=== WORK INSTRUCTIONS ===
Copy all the data exactly, except the pictures.

= = = = = = =

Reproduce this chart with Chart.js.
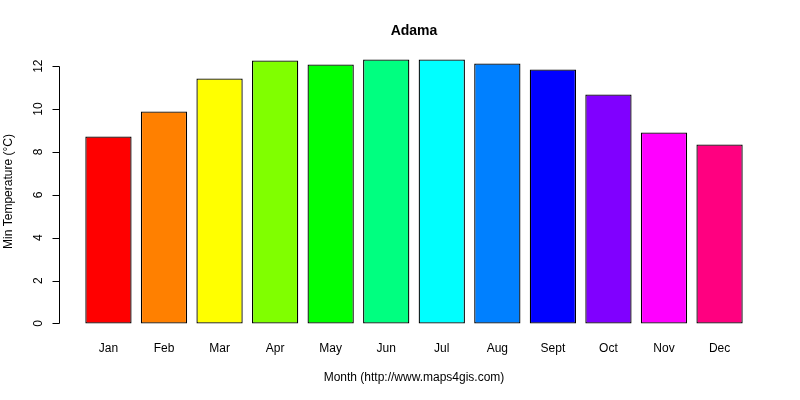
<!DOCTYPE html>
<html>
<head>
<meta charset="utf-8">
<script src="https://cdn.jsdelivr.net/npm/chart.js@4/dist/chart.umd.min.js"></script>
<style>
  html,body{margin:0;padding:0;background:#fff;}
  #wrap{width:800px;height:400px;}
</style>
</head>
<body>
<div id="wrap"><canvas id="temp-chart" width="800" height="400"></canvas></div>
<script>
const months=['Jan','Feb','Mar','Apr','May','Jun','Jul','Aug','Sept','Oct','Nov','Dec'];
const minTemp=[8.72,9.89,11.43,12.27,12.08,12.31,12.31,12.13,11.85,10.68,8.91,8.35];
const barColors=['#FF0000','#FF8000','#FFFF00','#80FF00','#00FF00','#00FF80','#00FFFF','#0080FF','#0000FF','#8000FF','#FF00FF','#FF0080'];
const yTicks=[0,2,4,6,8,10,12];
const chartTitle='Adama';
const xTitle='Month (http://www.maps4gis.com)';
const yTitle='Min Temperature (°C)';

// R barplot layout: bar width 1, space 0.2
const centers=months.map((m,i)=>0.7+1.2*i);
const xmin=0.2, xmax=14.4, xpad=(xmax-xmin)*0.04;
const ytop=Math.max(...minTemp), ypad=ytop*0.04;

const FONT='"Liberation Sans", Arial, sans-serif';

const rAxes={
  id:'rAxes',
  afterDraw(chart){
    const ctx=chart.ctx;
    const x=chart.scales.x, y=chart.scales.y;
    const left=Math.round(chart.chartArea.left)+0.5;
    ctx.save();
    ctx.strokeStyle='#000';
    ctx.lineWidth=1;
    // y axis line + ticks
    ctx.beginPath();
    ctx.moveTo(left,Math.round(y.getPixelForValue(yTicks[0]))+0.5);
    ctx.lineTo(left,Math.round(y.getPixelForValue(yTicks[yTicks.length-1]))+0.5);
    yTicks.forEach(v=>{
      const py=Math.round(y.getPixelForValue(v))+0.5;
      ctx.moveTo(left,py);
      ctx.lineTo(left-7,py);
    });
    ctx.stroke();
    ctx.fillStyle='#000';
    ctx.font='12px '+FONT;
    ctx.textAlign='center';
    ctx.textBaseline='middle';
    yTicks.forEach(v=>{
      ctx.save();
      ctx.translate(left-21,y.getPixelForValue(v));
      ctx.rotate(-Math.PI/2);
      ctx.fillText(String(v),0,0);
      ctx.restore();
    });
    // month labels
    months.forEach((m,i)=>{
      ctx.fillText(m,x.getPixelForValue(centers[i]),349);
    });
    const cx=(chart.chartArea.left+chart.chartArea.right)/2;
    const cy=(chart.chartArea.top+chart.chartArea.bottom)/2;
    ctx.fillText(xTitle,cx,378);
    ctx.save();
    ctx.translate(9,cy);
    ctx.rotate(-Math.PI/2);
    ctx.fillText(yTitle,0,0);
    ctx.restore();
    ctx.font='bold 14px '+FONT;
    ctx.fillText(chartTitle,cx,31);
    ctx.restore();
  }
};

const ctx=document.getElementById('temp-chart').getContext('2d');
const tempChart=new Chart(ctx,{
  type:'bar',
  data:{
    datasets:[{
      label:yTitle,
      data:minTemp.map((v,i)=>({x:centers[i],y:v})),
      backgroundColor:barColors,
      borderColor:'#000',
      borderWidth:1.3,
      borderSkipped:false,
      barPercentage:1,
      categoryPercentage:1/1.2
    }]
  },
  options:{
    responsive:false,
    animation:false,
    devicePixelRatio:1,
    layout:{padding:{left:59,right:31,top:49,bottom:66}},
    plugins:{legend:{display:false},tooltip:{enabled:false},title:{display:false}},
    scales:{
      x:{type:'linear',display:false,offset:false,min:xmin-xpad,max:xmax+xpad},
      y:{display:false,min:-ypad,max:ytop+ypad}
    }
  },
  plugins:[rAxes]
});
</script>
</body>
</html>
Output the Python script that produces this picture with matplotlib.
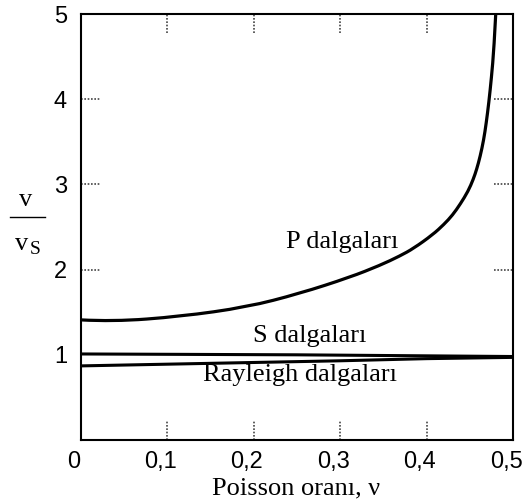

= = = = = = =

=== COMPLETED EXERCISE ===
Reproduce this chart with Chart.js.
<!DOCTYPE html>
<html>
<head>
<meta charset="utf-8">
<script src="https://cdn.jsdelivr.net/npm/chart.js@4/dist/chart.umd.min.js"></script>
<style>
  html,body{margin:0;padding:0;background:#fff;}
  #wrap{width:800px;height:400px;}
</style>
</head>
<body>
<div id="wrap"><canvas id="temp-chart" width="800" height="400"></canvas></div>
<script>
const months=['Jan','Feb','Mar','Apr','May','Jun','Jul','Aug','Sept','Oct','Nov','Dec'];
const minTemp=[8.72,9.89,11.43,12.27,12.08,12.31,12.31,12.13,11.85,10.68,8.91,8.35];
const barColors=['#FF0000','#FF8000','#FFFF00','#80FF00','#00FF00','#00FF80','#00FFFF','#0080FF','#0000FF','#8000FF','#FF00FF','#FF0080'];
const yTicks=[0,2,4,6,8,10,12];
const chartTitle='Adama';
const xTitle='Month (http://www.maps4gis.com)';
const yTitle='Min Temperature (°C)';

// R barplot layout: bar width 1, space 0.2
const centers=months.map((m,i)=>0.7+1.2*i);
const xmin=0.2, xmax=14.4, xpad=(xmax-xmin)*0.04;
const ytop=Math.max(...minTemp), ypad=ytop*0.04;

const FONT='"Liberation Sans", Arial, sans-serif';

const rAxes={
  id:'rAxes',
  afterDraw(chart){
    const ctx=chart.ctx;
    const x=chart.scales.x, y=chart.scales.y;
    const left=Math.round(chart.chartArea.left)+0.5;
    ctx.save();
    ctx.strokeStyle='#000';
    ctx.lineWidth=1;
    // y axis line + ticks
    ctx.beginPath();
    ctx.moveTo(left,Math.round(y.getPixelForValue(yTicks[0]))+0.5);
    ctx.lineTo(left,Math.round(y.getPixelForValue(yTicks[yTicks.length-1]))+0.5);
    yTicks.forEach(v=>{
      const py=Math.round(y.getPixelForValue(v))+0.5;
      ctx.moveTo(left,py);
      ctx.lineTo(left-7,py);
    });
    ctx.stroke();
    ctx.fillStyle='#000';
    ctx.font='12px '+FONT;
    ctx.textAlign='center';
    ctx.textBaseline='middle';
    yTicks.forEach(v=>{
      ctx.save();
      ctx.translate(left-21,y.getPixelForValue(v));
      ctx.rotate(-Math.PI/2);
      ctx.fillText(String(v),0,0);
      ctx.restore();
    });
    // month labels
    months.forEach((m,i)=>{
      ctx.fillText(m,x.getPixelForValue(centers[i]),349);
    });
    const cx=(chart.chartArea.left+chart.chartArea.right)/2;
    const cy=(chart.chartArea.top+chart.chartArea.bottom)/2;
    ctx.fillText(xTitle,cx,378);
    ctx.save();
    ctx.translate(9,cy);
    ctx.rotate(-Math.PI/2);
    ctx.fillText(yTitle,0,0);
    ctx.restore();
    ctx.font='bold 14px '+FONT;
    ctx.fillText(chartTitle,cx,31);
    ctx.restore();
  }
};

const ctx=document.getElementById('temp-chart').getContext('2d');
const tempChart=new Chart(ctx,{
  type:'bar',
  data:{
    datasets:[{
      label:yTitle,
      data:minTemp.map((v,i)=>({x:centers[i],y:v})),
      backgroundColor:barColors,
      borderColor:'#000',
      borderWidth:1.3,
      borderSkipped:false,
      barPercentage:1,
      categoryPercentage:1/1.2
    }]
  },
  options:{
    responsive:false,
    animation:false,
    devicePixelRatio:1,
    layout:{padding:{left:59,right:31,top:49,bottom:66}},
    plugins:{legend:{display:false},tooltip:{enabled:false},title:{display:false}},
    scales:{
      x:{type:'linear',display:false,offset:false,min:xmin-xpad,max:xmax+xpad},
      y:{display:false,min:-ypad,max:ytop+ypad}
    }
  },
  plugins:[rAxes]
});
</script>
</body>
</html>
Output the Python script that produces this picture with matplotlib.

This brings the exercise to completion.